Cases cross 200,000 in Philippines, dimming hopes of slowdown in spread

Coronavirus infections in the Philippines topped 200,000 yesterday – more than half of which were reported this month alone – dampening hopes that the country could finally see a “flattening of the curve” by next month.

The Health Ministry reported 5,277 new cases of Covid-19 yesterday, taking the Philippines’ total caseload to 202,361.

At least 118,000 of these cases were added to the tally this month.

Ninety-nine more deaths from the coronavirus were also reported yesterday. More than 3,100 have so far died in the Philippines, a third of which occurred this month alone.

The Philippines has the most number of cases in South-east Asia.

The country crossed another grim milestone despite a two-week lockdown enforced early this month and assurances from health officials that a “rebooted” response should slow the virus’ spread.

Before that lockdown, most of the Philippines went through one of the world’s strictest and longest shelter-at-home restrictions from mid-March to May.

Since those restrictions were eased, however, cases have surged, from just 300 to 500 a day to an average of 4,500 in recent weeks.

This month’s lockdown again grounded some 27 million people inside their homes.
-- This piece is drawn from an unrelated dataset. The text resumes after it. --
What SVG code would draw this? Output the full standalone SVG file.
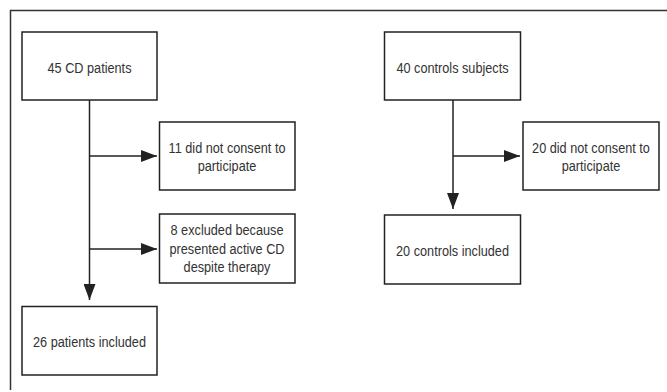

This was supposed to give hospitals a breather, after health groups warned that the health system was close to collapsing.

But a week after stay-at-home curbs were relaxed, and despite the promise of a “refreshed” response, hospitals remain overwhelmed with patients, and health workers say they are still working more hours, covering more ground and getting meagre pay.

About three-quarters of hospital beds reserved for coronavirus patients are occupied, according to a daily bulletin from the Health Ministry.

Data analysts at the state-run University of the Philippines had forecast a “flattening of the curve” by the end of next month.

The situation is “not yet out of control”, said Professor Guido David, who heads a research team at the university. “Flattening does not mean it is over. It means there are still cases but the number of cases is on the decline.”

He said Covid-19 cases in the Philippines would have surged to 250,000 by Aug 31, if not for the lockdown and other measures the government is now taking.

But Health Undersecretary Maria Rosario Vergeire said “nothing is certain at this point”.

Another lockdown to contain the outbreak is unlikely. The government has already pivoted from pursuing a more aggressive approach to tackle the coronavirus to restarting a shrinking economy.

The Philippine economy suffered its deepest slump on record in the second quarter, plunging the nation into a recession with little hope of a quick recovery.

Government economists pinned that on crippling measures enforced during the sweeping lockdown from mid-March to May 31 that shut down three quarters of the economy. At least three million people lost their jobs as businesses both large and small were either closed or downsized.

President Rodrigo Duterte has said the government no longer has money to feed those who have lost the means to earn a living.

He is instead pinning the nation’s chances of a recovery on a vaccine that may not come till December.